“Whenever You’re Ready” / The Zombies
MAY IS BRITISH INVASION MONTH!
One of the great mysteries of the British Invasion: Why weren’t the Zombies one of the era’s biggest bands? In mid-1964, their first single “She’s Not There” (see here for my previous rave) was a bona fide classic, haunting and evocative. Its B-side, “You Make Feel Good,” was just as fine. Their follow-up, “Tell Her No” (early 1965), was yet another lovely thing. But the Zombies floundered after that; their third and final hit single, “Time of the Season” (from their brilliant LP Odessey and Oracle), didn’t even get airplay until after they’d split up.
I don’t think internal strife tore them apart – lead singer Colin Blunstone and keyboardist Rod Argent have been touring happily together the past couple years – so I’ve got to blame rotten management. Maybe these nice grammar-school boys from St. Albans weren’t edgy enough for the British Beat. Maybe they just weren’t hungry enough for fame, not the same way John Lennon, Paul McCartney, Mick Jagger, and Eric Burdon were. Maybe all those factors combined . . . . or maybe it was just bad fate.

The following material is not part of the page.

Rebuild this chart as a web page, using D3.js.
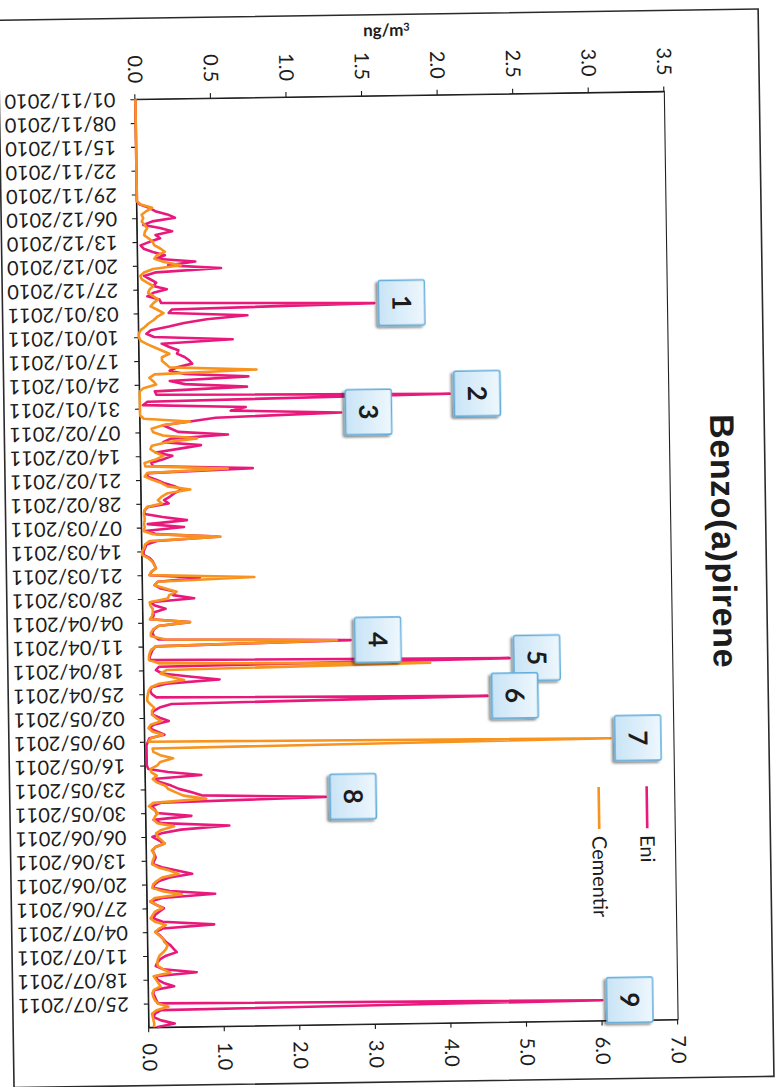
<!DOCTYPE html>
<html>
<head>
<meta charset="utf-8">
<script src="https://cdn.jsdelivr.net/npm/d3@7"></script>
<style>
  html, body { margin: 0; padding: 0; background: #fff; }
  svg { display: block; }
  text { font-family: Lato, "Open Sans", sans-serif; fill: #1c1c1c; }
</style>
</head>
<body>
<svg id="chart" width="782" height="1087"></svg>
<script>
// Daily Benzo(a)pirene concentrations, one array per month, first day 01/11/2010.
const firstDay = "2010-11-01";

// Eni station, ng/m3 (primary axis)
const eniNov = [0,0,0,0,0,0,0,0,0,0,0,0,0,0,0,0,0,0,0,0,0,0,0,0,0,0,0,0,0,0];
const eniDec = [0,0.02,0.08,0.12,0.2,0.25,0.1,0.04,0.15,0.23,0.12,0.15,0.08,0.02,0.04,0.1,0.18,0.12,0.38,0.2,0.55,0.12,0.04,0.08,0.12,0.1,0.19,0.1,0.06,0.14,0.15];
const eniJan = [1.56,0.22,0.2,0.72,0.45,0.3,0.2,0.08,0.05,0.1,0.62,0.15,0.2,0.26,0.25,0.3,0.33,0.35,0.25,0.2,0.3,0.72,0.2,0.3,0.71,0.1,0.11,2.05,0.05,0.02,0.7];
const eniFeb = [0.6,1.33,0.5,0.33,0.15,0.2,0.25,0.58,0.2,0.15,0.4,0.25,0.1,0.21,0.15,0.07,0.08,0.74,0.05,0.04,0.1,0.15,0.22,0.27,0.22,0.19,0.15,0.18];
const eniMar = [0.04,0.02,0.02,0.14,0.3,0.04,0.28,0.02,0.1,0.5,0.1,0.03,0.02,0.01,0.01,0.05,0.07,0.08,0.09,0.06,0.05,0.38,0.1,0.08,0.12,0.22,0.2,0.34,0.05,0.08,0.15];
const eniApr = [0.07,0.07,0.05,0.31,0.1,0.07,0.06,0.07,0.1,1.37,0.08,0.06,0.05,0.04,0.04,2.42,0.1,0.08,0.12,0.3,0.5,0.15,0.05,0.04,0.05,0.08,2.27,0.18,0.1,0.06];
const eniMay = [0.05,0.1,0.16,0.06,0.03,0.08,0.13,0.03,0.02,0.01,0.01,0.01,0.01,0.01,0.01,0.01,0.02,0.15,0.37,0.05,0.1,0.17,0.22,0.3,0.37,1.19,0.1,0.04,0.06,0.07,0.3];
const eniJun = [0.05,0.1,0.55,0.23,0.1,0.04,0.08,0.12,0.06,0.04,0.05,0.06,0.05,0.04,0.1,0.2,0.3,0.15,0.08,0.05,0.04,0.15,0.45,0.1,0.02,0.06,0.11,0.08,0.05,0.04];
const eniJul = [0.1,0.44,0.1,0.05,0.08,0.1,0.12,0.15,0.17,0.19,0.12,0.08,0.06,0.05,0.1,0.32,0.05,0.06,0.1,0.17,0.04,0.03,0.04,0.05,0.06,3.0,0.08,0.04,0.03,0.08,0.17];
const eniAug = [0.05];

// Cementir station, ng/m3 (secondary axis)
const cemNov = [0,0,0,0,0,0,0,0,0,0,0,0,0,0,0,0,0,0,0,0,0,0,0,0,0,0,0,0,0,0];
const cemDec = [0,0.05,0.2,0.12,0.06,0.08,0.06,0.1,0.13,0.1,0.09,0.15,0.2,0.22,0.3,0.36,0.25,0.22,0.35,0.57,0.2,0.08,0.03,0.05,0.12,0.2,0.15,0.13,0.2,0.26,0.2];
const cemJan = [0.16,0.25,0.33,0.25,0.2,0.13,0.08,0.02,0,0,0.02,0.1,0.2,0.3,0.4,0.3,0.3,0.35,0.4,1.55,0.2,0.13,0.18,0.22,0.05,0,0,0,0,0,0];
const cemFeb = [0,0,0.05,0.66,0.3,0.15,0.17,0.3,0.75,0.35,0.15,0.13,0.2,0.3,0.2,0.05,0.06,1.15,0.08,0.05,0.15,0.27,0.35,0.65,0.35,0.27,0.22,0.27];
const cemMar = [0.07,0.04,0.03,0.04,0.04,0.03,0.04,0.02,0.15,1.04,0.1,0.04,0.03,0,0,0.08,0.13,0.16,0.18,0.12,0.09,1.48,0.2,0.16,0.3,0.45,0.35,0.33,0.09,0.1,0.13];
const cemApr = [0.13,0.12,0.09,0.62,0.2,0.13,0.1,0.1,0.3,2.56,0.16,0.1,0.08,0.07,0.07,0.2,3.79,0.3,0.22,0.35,0.53,0.2,0.09,0.06,0.05,0.04,0.04,0.08,0.13,0.1];
const cemMay = [0.1,0.15,0.22,0.08,0.05,0.1,0.24,0.08,0.05,6.16,0.1,0.11,0.2,0.37,0.2,0.16,0.07,0.08,0.15,0.1,0.15,0.26,0.3,0.4,0.5,0.8,0.1,0.04,0.1,0.16,0.12];
const cemJun = [0.1,0.15,0.37,0.2,0.13,0.15,0.2,0.24,0.12,0.07,0.1,0.1,0.08,0.07,0.15,0.3,0.42,0.2,0.13,0.08,0.07,0.2,0.46,0.1,0.04,0.12,0.2,0.1,0.07,0.04];
const cemJul = [0.1,0.24,0.15,0.1,0.15,0.2,0.22,0.26,0.24,0.2,0.15,0.13,0.12,0.13,0.2,0.29,0.07,0.1,0.13,0.16,0.07,0.05,0.06,0.08,0.12,0.26,0.1,0.04,0.05,0.06,0.07];
const cemAug = [0.06];

// Axis ticks
const primaryTicks = [0, 0.5, 1.0, 1.5, 2.0, 2.5, 3.0, 3.5];
const secondaryTicks = [0, 1, 2, 3, 4, 5, 6, 7];

// Series names and colours
const seriesNames = ["Eni", "Cementir"];
const seriesColors = ["#e8197b", "#f7931e"];

// Numbered call-outs at the main peaks
const calloutLabels = ["1", "2", "3", "4", "5", "6", "7", "8", "9"];
const calloutDates = ["2011-01-01", "2011-01-28", "2011-02-02", "2011-04-10", "2011-04-16",
                      "2011-04-27", "2011-05-10", "2011-05-26", "2011-07-26"];
const calloutSeries = ["Eni", "Eni", "Eni", "Eni", "Eni", "Eni", "Cementir", "Eni", "Eni"];

// ---------------------------------------------------------------------------
const parse = d3.utcParse("%Y-%m-%d");
const start = parse(firstDay);
const eniValues = [].concat(eniNov, eniDec, eniJan, eniFeb, eniMar, eniApr, eniMay, eniJun, eniJul, eniAug);
const cemValues = [].concat(cemNov, cemDec, cemJan, cemFeb, cemMar, cemApr, cemMay, cemJun, cemJul, cemAug);
const toPoints = vals => vals.map((v, i) => ({ date: d3.utcDay.offset(start, i), value: v }));
const eniData = toPoints(eniValues);
const cemData = toPoints(cemValues);
const end = eniData[eniData.length - 1].date;

// The chart is laid out landscape and turned a quarter turn onto the page.
const svg = d3.select("#chart");
const root = svg.append("g")
  .attr("transform", "translate(391,543.5) rotate(89.15) translate(-543.5,-391)");

const plot = { left: 95.5, right: 1023.7, top: 111, bottom: 640 };

// Outer frame
root.append("rect")
  .attr("x", 14.5).attr("y", 16).attr("width", 1067.5).attr("height", 760)
  .attr("fill", "#fff").attr("stroke", "#2a2a2a").attr("stroke-width", 1.6);

const x = d3.scaleUtc().domain([start, end]).range([plot.left, plot.right]);
const yP = d3.scaleLinear().domain([0, 3.5]).range([plot.bottom, plot.top]);
const yS = d3.scaleLinear().domain([0, 7]).range([plot.bottom, plot.top]);

// Plot area border
root.append("rect")
  .attr("x", plot.left).attr("y", plot.top)
  .attr("width", plot.right - plot.left).attr("height", plot.bottom - plot.top)
  .attr("fill", "none").attr("stroke", "#222").attr("stroke-width", 1.1);

// Title
root.append("text")
  .attr("x", 546).attr("y", 70)
  .attr("text-anchor", "middle")
  .style("font-family", "'Liberation Sans', Arial, sans-serif")
  .style("font-weight", "bold").style("font-size", "34px").style("letter-spacing", "0.6px")
  .text("Benzo(a)pirene");

// Primary value axis (ng/m3)
const axP = root.append("g").attr("transform", `translate(${plot.left},0)`)
  .call(d3.axisLeft(yP).tickValues(primaryTicks).tickFormat(d3.format(".1f"))
    .tickSize(5).tickSizeOuter(0).tickPadding(11));
axP.selectAll("text").style("font-size", "20px").style("font-family", "Lato, sans-serif");

const unit = root.append("text")
  .attr("transform", `translate(36,388) rotate(-90)`)
  .attr("text-anchor", "middle")
  .style("font-size", "17px").style("font-weight", "bold");
unit.append("tspan").text("ng/m");
unit.append("tspan").attr("dy", "-0.45em").style("font-size", "11px").text("3");

// Secondary value axis
const axS = root.append("g").attr("transform", `translate(${plot.right},0)`)
  .call(d3.axisRight(yS).tickValues(secondaryTicks).tickFormat(d3.format(".1f"))
    .tickSize(5).tickSizeOuter(0).tickPadding(11));
axS.selectAll("text").style("font-size", "20px").style("font-family", "Lato, sans-serif");

// Date axis, weekly ticks
const fmt = d3.utcFormat("%d/%m/%Y");
const axD = root.append("g").attr("transform", `translate(0,${plot.bottom})`)
  .call(d3.axisBottom(x).tickValues(d3.utcMonday.range(start, end)).tickFormat(fmt)
    .tickSize(5).tickSizeOuter(0));
axD.selectAll("text")
  .attr("transform", "rotate(90)")
  .attr("x", 20).attr("y", 0).attr("dy", "0.35em")
  .attr("text-anchor", "start")
  .style("font-size", "20px").style("font-family", "Lato, sans-serif");

root.selectAll(".domain, .tick line").attr("stroke", "#1a1a1a").attr("stroke-width", 1.1);

// Series lines (Cementir drawn on top)
const lineP = d3.line().x(d => x(d.date)).y(d => yP(d.value));
const lineS = d3.line().x(d => x(d.date)).y(d => yS(d.value));
root.append("path").datum(eniData)
  .attr("d", lineP).attr("fill", "none")
  .attr("stroke", seriesColors[0]).attr("stroke-width", 2.6).attr("stroke-linejoin", "round");
root.append("path").datum(cemData)
  .attr("d", lineS).attr("fill", "none")
  .attr("stroke", seriesColors[1]).attr("stroke-width", 2.6).attr("stroke-linejoin", "round");

// Legend
const legend = root.append("g");
seriesNames.forEach((name, i) => {
  const v = 139 + i * 48;
  legend.append("line")
    .attr("x1", 790).attr("x2", 832).attr("y1", v).attr("y2", v)
    .attr("stroke", seriesColors[i]).attr("stroke-width", 2.6);
  legend.append("text")
    .attr("x", 839).attr("y", v).attr("dy", "0.35em")
    .style("font-size", "20px")
    .text(name);
});

// Call-out boxes
const defs = svg.append("defs");
const grad = defs.append("linearGradient").attr("id", "boxFill")
  .attr("x1", "0").attr("y1", "0").attr("x2", "0").attr("y2", "1");
grad.append("stop").attr("offset", "0").attr("stop-color", "#eef7fd");
grad.append("stop").attr("offset", "1").attr("stop-color", "#c9e4f6");
const shadow = defs.append("filter").attr("id", "boxShadow")
  .attr("x", "-20%").attr("y", "-20%").attr("width", "150%").attr("height", "150%");
shadow.append("feDropShadow").attr("dx", 2).attr("dy", 2.5).attr("stdDeviation", 1.3)
  .attr("flood-color", "#000").attr("flood-opacity", 0.45);

const seriesLookup = { "Eni": { data: eniData, y: yP }, "Cementir": { data: cemData, y: yS } };
const boxW = 45, boxH = 46, gap = 4.5;
calloutLabels.forEach((label, i) => {
  const s = seriesLookup[calloutSeries[i]];
  const date = parse(calloutDates[i]);
  const pt = s.data.find(d => +d.date === +date);
  const uc = x(date);
  const vb = s.y(pt.value) - gap;
  const g = root.append("g");
  g.append("rect")
    .attr("x", uc - boxW / 2).attr("y", vb - boxH)
    .attr("width", boxW).attr("height", boxH).attr("rx", 2)
    .attr("fill", "url(#boxFill)").attr("stroke", "#62aedc").attr("stroke-width", 1.6)
    .attr("filter", "url(#boxShadow)");
  g.append("text")
    .attr("x", uc).attr("y", vb - boxH / 2).attr("dy", "0.36em")
    .attr("text-anchor", "middle")
    .style("font-size", "26px").style("font-weight", "bold")
    .text(label);
});
</script>
</body>
</html>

“Whenever You’re Ready” was one of those “failed” singles from 1965. Why? It starts off light and syncopated, just an electric piano riff and hissing cymbals, nothing too demanding (granted, in the instrumental break that piano gets jazzy as hell, but surely that’s a good thing). The lyrics are a little masochistic – “Oh I’ve been hurt / But I still love you / I’ve been hurt like this before” – but if any vocalist could sing this convincingly, it would be Colin Blunstone, with his ethereal angelic tenor. The echo on that vocal makes him sound so lonely, so lost; he soars sweetly up to the repeated word “hurt,” punching it with just a smidgen of self-pity. I wasn’t even the one who hurt him and I’m already sorry.
Rod Argent’s grittier voice joins in on the chorus, along with drums and guitars, lending things some spunk and spine: “You’re not teaching me a new thing,” he informs her sharply; “Try to realize / And call me when you’re ready / Whenever you’re ready,” with tight harmonies modulating all over on the “readies.” Okay, the harmonies are dissonant, but was this really too sophisticated for 1965 listeners? I doubt it.

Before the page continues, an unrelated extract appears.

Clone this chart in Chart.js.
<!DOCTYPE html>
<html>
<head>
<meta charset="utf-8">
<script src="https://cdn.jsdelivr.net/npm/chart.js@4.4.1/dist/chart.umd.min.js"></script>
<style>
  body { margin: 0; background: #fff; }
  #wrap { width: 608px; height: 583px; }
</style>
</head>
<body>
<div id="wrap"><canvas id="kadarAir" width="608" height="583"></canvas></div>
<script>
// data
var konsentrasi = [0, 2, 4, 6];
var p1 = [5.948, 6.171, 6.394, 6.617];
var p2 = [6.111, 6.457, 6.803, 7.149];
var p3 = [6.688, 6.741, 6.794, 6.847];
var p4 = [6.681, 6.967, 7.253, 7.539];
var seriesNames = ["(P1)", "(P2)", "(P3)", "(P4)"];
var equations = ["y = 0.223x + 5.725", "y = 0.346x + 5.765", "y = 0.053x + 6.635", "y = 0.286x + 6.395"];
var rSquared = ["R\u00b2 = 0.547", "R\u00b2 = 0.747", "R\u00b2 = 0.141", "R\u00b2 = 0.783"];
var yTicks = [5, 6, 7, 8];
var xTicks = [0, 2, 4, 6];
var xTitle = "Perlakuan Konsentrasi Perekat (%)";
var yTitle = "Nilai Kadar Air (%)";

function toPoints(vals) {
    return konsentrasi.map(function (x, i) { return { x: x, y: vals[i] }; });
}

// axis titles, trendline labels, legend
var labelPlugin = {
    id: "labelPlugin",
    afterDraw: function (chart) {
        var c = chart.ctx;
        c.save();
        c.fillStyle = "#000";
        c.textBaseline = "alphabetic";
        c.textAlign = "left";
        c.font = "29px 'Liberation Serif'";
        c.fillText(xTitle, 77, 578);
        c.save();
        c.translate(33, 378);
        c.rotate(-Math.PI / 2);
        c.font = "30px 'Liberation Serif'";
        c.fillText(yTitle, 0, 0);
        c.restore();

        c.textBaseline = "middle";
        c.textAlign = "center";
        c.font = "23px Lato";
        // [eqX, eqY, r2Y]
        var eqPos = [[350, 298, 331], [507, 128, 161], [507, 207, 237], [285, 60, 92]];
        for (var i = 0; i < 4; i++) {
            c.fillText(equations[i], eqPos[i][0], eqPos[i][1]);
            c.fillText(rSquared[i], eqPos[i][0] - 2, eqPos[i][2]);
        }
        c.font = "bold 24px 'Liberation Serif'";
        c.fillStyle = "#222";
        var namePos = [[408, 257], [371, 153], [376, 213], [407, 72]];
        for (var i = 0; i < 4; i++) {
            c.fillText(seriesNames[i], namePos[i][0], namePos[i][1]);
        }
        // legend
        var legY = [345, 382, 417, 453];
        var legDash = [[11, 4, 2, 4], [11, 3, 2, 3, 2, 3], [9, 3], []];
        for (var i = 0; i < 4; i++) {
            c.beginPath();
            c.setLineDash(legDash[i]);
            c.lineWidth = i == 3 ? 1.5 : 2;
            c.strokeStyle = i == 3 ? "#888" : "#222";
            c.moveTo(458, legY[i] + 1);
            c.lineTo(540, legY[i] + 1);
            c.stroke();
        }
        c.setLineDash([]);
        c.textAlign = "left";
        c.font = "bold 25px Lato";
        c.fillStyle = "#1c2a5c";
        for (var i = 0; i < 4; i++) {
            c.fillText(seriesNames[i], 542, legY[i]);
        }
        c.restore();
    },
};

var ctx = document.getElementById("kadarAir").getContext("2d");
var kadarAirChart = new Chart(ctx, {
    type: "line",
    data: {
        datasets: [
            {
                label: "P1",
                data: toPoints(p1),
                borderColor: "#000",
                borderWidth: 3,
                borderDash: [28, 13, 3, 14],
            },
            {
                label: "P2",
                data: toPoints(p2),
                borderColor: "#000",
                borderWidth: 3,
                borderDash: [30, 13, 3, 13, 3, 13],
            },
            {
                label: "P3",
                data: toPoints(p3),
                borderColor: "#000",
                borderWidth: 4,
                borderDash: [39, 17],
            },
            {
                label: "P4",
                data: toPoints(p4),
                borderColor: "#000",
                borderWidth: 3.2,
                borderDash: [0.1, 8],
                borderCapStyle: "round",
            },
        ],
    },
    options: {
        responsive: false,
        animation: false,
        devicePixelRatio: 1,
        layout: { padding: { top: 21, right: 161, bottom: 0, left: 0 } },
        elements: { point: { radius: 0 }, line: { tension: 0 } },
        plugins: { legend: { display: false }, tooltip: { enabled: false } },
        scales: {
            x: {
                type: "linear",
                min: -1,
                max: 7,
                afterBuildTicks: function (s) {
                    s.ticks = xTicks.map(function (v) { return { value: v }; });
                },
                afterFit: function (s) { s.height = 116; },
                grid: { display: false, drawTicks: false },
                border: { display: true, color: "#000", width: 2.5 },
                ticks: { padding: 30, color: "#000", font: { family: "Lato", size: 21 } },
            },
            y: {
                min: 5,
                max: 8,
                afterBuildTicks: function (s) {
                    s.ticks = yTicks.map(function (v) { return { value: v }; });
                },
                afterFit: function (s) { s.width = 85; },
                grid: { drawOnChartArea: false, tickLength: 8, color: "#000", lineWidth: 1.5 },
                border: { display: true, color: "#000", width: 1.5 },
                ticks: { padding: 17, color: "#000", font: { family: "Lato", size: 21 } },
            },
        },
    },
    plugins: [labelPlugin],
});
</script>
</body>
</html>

The drums and backing vocals disappear as Blunstone gets winsome again for the next verse: “I know you left / But I still love you / And though I’ve cried like this before…” But he stands up for himself in the bridge, finding an R&B edge in his voice: “But if you call me / You’ve got to treat me in a different way / And if you call me / You’ve got to listen girl to what I tell you.” If Eric Burdon sang this, he’d sound like a bully; when Colin Blunstone sings it, I start vowing to change my ways. He actually scolds her in the last verse -- “And never hurt me / Cause I love you / Never hurt me like before” – but it’s too vulnerable to seem mean. And then the piano solo explodes, releasing all his pent-up anger. In the coda Blunstone goes totally R&B on us – “All you gotta do is call me, call me, call me” – just a taste of the passion she’s passing up. The idiot.
So here’s my question: What fangirl could possibly prefer Mick Jagger snarling “Get Off My Cloud” to this? Don’t give me the old nice-girls-go-for-bad-boys cliché; I think this record just didn’t get promoted properly. I know I never heard it – and believe me, my ear was glued to the radio in 1965. Someone fell down on the job. Just think of all the great Zombies music we missed.